» **Given request**: Scan the lines below for the word "this". Copy each line you find it in.
[Start]
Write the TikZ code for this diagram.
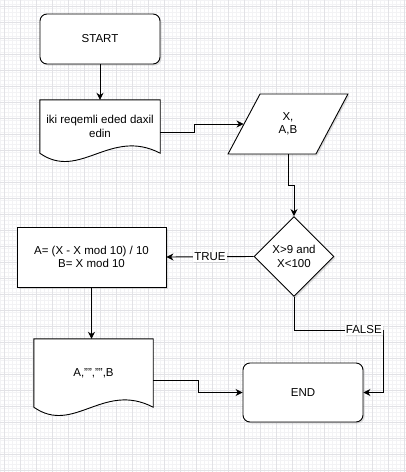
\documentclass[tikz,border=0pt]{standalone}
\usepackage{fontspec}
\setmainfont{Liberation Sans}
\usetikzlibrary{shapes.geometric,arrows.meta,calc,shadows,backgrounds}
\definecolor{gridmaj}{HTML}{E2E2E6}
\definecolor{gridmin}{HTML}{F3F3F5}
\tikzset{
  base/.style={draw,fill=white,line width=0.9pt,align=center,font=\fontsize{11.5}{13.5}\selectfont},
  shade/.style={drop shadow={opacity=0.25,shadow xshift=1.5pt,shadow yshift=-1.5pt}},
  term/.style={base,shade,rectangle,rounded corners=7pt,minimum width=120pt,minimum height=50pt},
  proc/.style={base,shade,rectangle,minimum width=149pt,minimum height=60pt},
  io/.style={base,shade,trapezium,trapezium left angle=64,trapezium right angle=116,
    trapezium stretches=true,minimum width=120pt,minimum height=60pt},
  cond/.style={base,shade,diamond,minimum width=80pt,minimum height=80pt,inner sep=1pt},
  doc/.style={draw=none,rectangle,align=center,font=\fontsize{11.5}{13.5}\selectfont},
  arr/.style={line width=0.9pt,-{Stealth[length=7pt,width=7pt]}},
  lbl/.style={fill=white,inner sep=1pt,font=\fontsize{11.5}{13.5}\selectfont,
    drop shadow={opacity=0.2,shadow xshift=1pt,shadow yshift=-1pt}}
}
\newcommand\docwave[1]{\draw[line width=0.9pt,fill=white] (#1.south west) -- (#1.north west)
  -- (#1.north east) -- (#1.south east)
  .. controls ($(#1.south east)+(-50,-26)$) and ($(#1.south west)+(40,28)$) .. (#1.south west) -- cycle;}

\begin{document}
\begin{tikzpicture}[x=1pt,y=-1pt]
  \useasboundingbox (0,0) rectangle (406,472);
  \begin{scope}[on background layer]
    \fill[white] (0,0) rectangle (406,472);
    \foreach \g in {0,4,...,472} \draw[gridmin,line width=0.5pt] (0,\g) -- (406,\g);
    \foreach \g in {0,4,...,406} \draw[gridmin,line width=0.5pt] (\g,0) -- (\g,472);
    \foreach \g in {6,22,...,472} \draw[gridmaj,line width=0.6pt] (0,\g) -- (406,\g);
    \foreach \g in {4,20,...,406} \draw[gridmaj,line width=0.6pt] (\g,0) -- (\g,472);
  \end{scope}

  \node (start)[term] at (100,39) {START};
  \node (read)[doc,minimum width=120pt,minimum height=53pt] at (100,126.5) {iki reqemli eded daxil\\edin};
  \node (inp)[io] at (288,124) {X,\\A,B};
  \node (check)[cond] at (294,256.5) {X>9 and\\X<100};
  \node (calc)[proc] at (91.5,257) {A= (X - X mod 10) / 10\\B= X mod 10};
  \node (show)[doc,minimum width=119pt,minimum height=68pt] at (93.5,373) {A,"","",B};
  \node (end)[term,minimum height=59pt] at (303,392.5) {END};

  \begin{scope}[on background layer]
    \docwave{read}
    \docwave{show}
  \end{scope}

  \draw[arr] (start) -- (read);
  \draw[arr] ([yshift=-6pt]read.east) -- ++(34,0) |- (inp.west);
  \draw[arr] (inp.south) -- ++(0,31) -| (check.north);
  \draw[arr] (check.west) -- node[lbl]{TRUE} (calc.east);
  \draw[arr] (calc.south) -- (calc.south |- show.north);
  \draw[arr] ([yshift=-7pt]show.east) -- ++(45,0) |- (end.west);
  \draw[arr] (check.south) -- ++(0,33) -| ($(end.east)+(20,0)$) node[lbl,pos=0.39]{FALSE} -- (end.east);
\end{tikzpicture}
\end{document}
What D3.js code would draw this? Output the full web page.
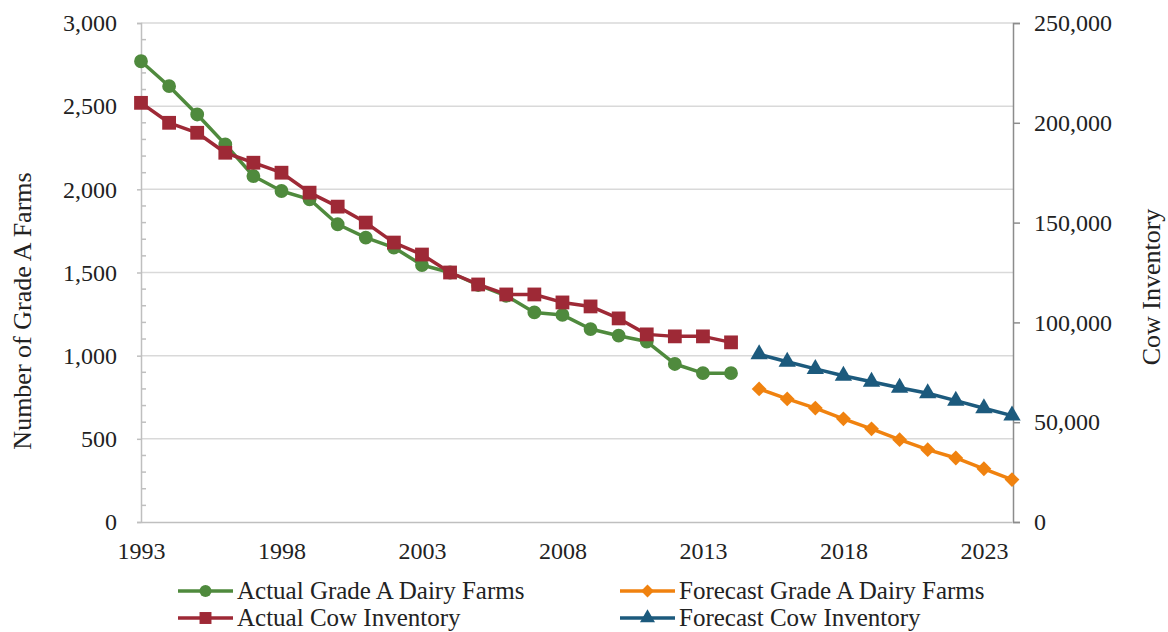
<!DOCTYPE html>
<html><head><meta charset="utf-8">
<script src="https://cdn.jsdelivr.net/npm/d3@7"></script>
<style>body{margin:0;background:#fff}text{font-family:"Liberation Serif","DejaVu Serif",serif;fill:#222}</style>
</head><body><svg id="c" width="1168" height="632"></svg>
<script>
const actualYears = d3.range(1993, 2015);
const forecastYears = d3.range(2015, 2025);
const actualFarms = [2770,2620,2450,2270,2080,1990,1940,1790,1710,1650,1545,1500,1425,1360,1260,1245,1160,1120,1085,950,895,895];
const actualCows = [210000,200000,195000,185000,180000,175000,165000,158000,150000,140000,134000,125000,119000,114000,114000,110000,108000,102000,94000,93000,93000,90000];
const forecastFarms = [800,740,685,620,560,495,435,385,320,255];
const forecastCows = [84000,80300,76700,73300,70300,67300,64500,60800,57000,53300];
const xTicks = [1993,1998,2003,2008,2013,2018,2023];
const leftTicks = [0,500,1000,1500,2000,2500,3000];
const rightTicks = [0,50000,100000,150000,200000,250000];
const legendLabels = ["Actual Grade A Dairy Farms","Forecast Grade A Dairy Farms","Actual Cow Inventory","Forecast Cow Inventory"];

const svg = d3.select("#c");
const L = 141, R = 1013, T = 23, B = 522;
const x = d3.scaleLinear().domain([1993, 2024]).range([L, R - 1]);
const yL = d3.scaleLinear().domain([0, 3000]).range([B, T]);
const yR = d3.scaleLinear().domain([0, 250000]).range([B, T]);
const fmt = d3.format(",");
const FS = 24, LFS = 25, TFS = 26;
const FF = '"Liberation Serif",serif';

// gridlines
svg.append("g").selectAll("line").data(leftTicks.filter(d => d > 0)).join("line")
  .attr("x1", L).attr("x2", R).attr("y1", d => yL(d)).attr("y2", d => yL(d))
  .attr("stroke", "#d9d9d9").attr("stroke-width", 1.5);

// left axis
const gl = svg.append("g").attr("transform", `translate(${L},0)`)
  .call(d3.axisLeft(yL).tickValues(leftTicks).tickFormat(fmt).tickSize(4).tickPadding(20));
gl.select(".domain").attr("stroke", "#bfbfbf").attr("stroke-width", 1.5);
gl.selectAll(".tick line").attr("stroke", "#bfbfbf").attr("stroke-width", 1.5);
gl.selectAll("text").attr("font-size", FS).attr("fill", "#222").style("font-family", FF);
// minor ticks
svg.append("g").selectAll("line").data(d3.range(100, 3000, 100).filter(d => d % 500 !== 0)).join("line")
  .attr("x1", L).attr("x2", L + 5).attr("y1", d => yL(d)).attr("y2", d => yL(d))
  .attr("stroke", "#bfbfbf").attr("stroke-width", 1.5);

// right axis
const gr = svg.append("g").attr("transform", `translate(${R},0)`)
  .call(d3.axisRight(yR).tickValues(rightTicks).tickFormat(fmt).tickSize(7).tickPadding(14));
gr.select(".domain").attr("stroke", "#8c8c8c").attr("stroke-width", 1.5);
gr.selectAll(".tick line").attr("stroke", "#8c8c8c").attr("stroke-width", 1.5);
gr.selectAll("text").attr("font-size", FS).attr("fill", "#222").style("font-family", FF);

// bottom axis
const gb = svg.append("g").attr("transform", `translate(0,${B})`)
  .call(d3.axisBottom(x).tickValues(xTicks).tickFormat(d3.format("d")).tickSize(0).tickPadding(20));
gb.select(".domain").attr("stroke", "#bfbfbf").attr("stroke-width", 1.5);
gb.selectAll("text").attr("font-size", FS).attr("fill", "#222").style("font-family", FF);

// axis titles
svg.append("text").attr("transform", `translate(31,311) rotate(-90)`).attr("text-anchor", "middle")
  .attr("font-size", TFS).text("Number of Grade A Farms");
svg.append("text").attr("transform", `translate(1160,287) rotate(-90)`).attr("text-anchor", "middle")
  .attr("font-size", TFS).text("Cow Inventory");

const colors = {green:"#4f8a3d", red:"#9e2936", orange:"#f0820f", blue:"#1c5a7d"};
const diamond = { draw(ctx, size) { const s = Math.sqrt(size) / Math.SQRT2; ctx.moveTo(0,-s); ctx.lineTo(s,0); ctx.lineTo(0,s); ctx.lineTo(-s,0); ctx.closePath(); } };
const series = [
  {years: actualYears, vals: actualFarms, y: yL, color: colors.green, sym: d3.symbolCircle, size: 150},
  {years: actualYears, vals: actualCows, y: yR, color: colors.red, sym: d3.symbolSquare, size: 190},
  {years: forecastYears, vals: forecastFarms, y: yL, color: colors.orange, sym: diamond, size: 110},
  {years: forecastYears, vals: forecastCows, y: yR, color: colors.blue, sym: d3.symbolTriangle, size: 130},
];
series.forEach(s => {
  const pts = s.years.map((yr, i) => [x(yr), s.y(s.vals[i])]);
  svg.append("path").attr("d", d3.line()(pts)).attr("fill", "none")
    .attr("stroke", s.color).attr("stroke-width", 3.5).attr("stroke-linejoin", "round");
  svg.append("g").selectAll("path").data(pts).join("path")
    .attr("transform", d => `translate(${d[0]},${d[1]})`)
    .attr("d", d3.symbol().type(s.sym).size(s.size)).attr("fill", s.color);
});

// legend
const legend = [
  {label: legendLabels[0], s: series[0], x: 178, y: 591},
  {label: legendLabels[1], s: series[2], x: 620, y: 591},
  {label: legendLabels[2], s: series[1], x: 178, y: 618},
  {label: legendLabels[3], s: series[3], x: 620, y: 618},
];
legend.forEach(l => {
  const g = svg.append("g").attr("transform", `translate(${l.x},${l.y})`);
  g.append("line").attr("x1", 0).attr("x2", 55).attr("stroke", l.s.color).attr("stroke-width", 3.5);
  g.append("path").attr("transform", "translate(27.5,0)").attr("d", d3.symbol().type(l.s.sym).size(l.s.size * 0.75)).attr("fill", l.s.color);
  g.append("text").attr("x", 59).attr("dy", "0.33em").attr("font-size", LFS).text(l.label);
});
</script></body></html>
[End]
» **Solution**:
Write the TikZ code for this diagram.
What D3.js code would draw this? Output the full web page.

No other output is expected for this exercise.